Bowo Sidik ditetapkan tersangka oleh KPK karena menerima suap dan gratifikasi. Dia diduga menerima suap sebesar Rp 221 juta dan USD 85.130 atau sekira Rp 1,2 miliar dari Marketing Manajer PT Humpuss Transportasi Kimia (HTK) Asty Winasti.
Suap diberikan kepada Bowo sebagai bagian dari komitmen fee lantaran dia membantu PT HTK mendapatkan kembali kontrak kerja sama dengan PT Pupuk Indonesia Logistik (Pilog) untuk mendistribusikan pupuk yang diproduksi PT Pupuk Indonesia.
Selain dari PT HTK yang merupakan unit usaha Humpuss Grup milik Hutomo Mandala Putra atau yang akrab dipanggil Tommy Soeharto, Bowo juga diduga telah menerima gratifikasi sebesar Rp 6,5 miliar. Jika ditotal dengan suap dari PT HTK, maka angkanya mencapai Rp 8 miliar.
Niat Bowo seperti kata KPK, uang Rp 8 miliar yang dipecah kedalam Rp 20 ribu dan Rp 50 ribu itu bakal digunakan untuk kebutuhan 'serangan fajar'. Karena Bowo akan mencalonkan kembali sebagai anggota DPR periode 2019-2024. Dia merupakan caleg di daerah pemilihan Jawa Tengah II.
Pecahan uang Rp 20 ribu dan Rp 50 ribu itu tersebar dalam 400 ribu amplop yang kemudian dimasukan kedalam kardus.
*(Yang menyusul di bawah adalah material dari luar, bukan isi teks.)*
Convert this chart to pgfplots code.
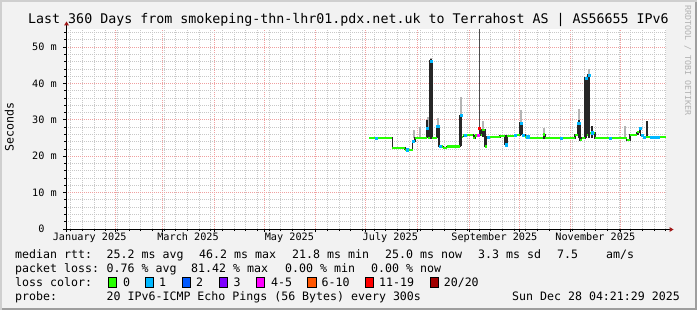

Jumlah kardus mencapai 84 buah.
Dalam perkara ini, Bowo tidak sendirian. KPK juga menetapkan seorang karyawan PT Inersia bernama Indung dan Marketing Manager PT HTK Asty Winasti sebagai tersangka. Dalam kasus ini, Asty diduga sebagai pemberi, sedangkan Indung berperan sebagai perantara.
Bowo Sidik diduga meminta fee kepada PT HTK atas biaya angkut yang diterima sejumlah USD 2 per metrik ton. Diduga, Bowo Sidik telah menerima enam kali suap dari PT HTK.